While Chapter 2 at least made an attempt at some kind of plot, Parabellum shoots that plot in the face, delivering us 131 minutes of mass murder interspersed with an adjudicator (Asia Kate Dillon) dispensing High Table punishments on everyone who helped John in Chapter 2 and the beginning of Parabellum. This includes Winston, as well as the hobo-king (Laurence Fishburne) and the ballet queen (Angelica Huston) and an attempt on the Casablanca equivalent of Winston, Sofia (Halle Berry). Want to know more about whose these people are? Me too and I saw the movie.
For the third movie in a row, the franchise refuses to dive into its underground/not-so-underground assassin world or any of its characters.

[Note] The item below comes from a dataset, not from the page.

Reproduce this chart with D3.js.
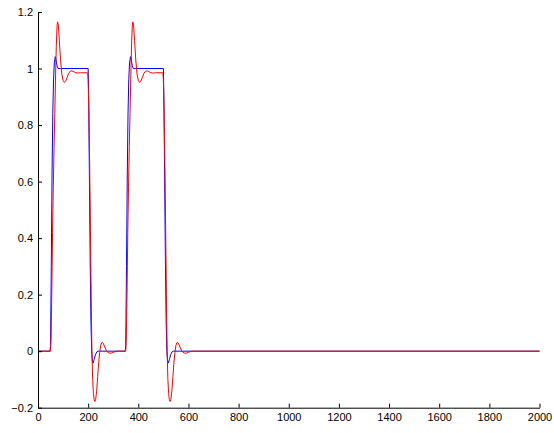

Every time the movie stops for a moment and someone starts talking, I got interested. Finally, they are going to flesh out some of th….oh, John is killing more people. *38 dead people later* Ooh, ooh, ooh, someone is finally explaining the High Table and, dammit John, can you please just not kill anyone for five minutes? We desperately need some exposition here. Aaaaaand, he just shoved a shotgun up the exposition’s ass. *Sigh*
The most telling sign that this franchise has worn out its welcome is that the screening audience noticeably tired of the non-stop death. During the first action sequence, people were laughing and audibly cringing and having fun. As the movie drug on, the laughs become more sporadic until finally disappearing altogether around the ninety-minute mark. The second act somewhat revived the audience with a pair of ninja-dogs clamping their teeth on multiple assassins’ dicks (literally, the assassins’ actual dicks) while John and Sofia head-shotted their way through countless enemies. Bt, by the time the climax rolled around, the death and murder had become so tedious and mind-numbing that the audience was over it. True, a handful of people did clap at the end, but I’m pretty sure they were actually slapping their own faces to wake themselves up.
Essentially, the entire franchise is a video game, each entry bringing diminishing returns. Yeah, the fight choreography is still really good, but the high volume of bad guys causes the audience to notice how truly choreographed it is. You can literally see John’s opponents not fighting in order to allow him to defeat dozens of people simultaneously. It’s the punching equivalent of how the bad guys have the worst aim when shooting while the good guys score perfect kill shots with every bullet (which, incidentally, is also featured in this film and franchise). It’s like if you set the difficulty in Call of Duty to evil, then entered in a bunch of cheat codes. Sure, you’ll get to the end, but it’ll feel like a waste of time when you get there. Just don’t get cocky about it.
Rating: Ask for all of your money back and play a video game instead.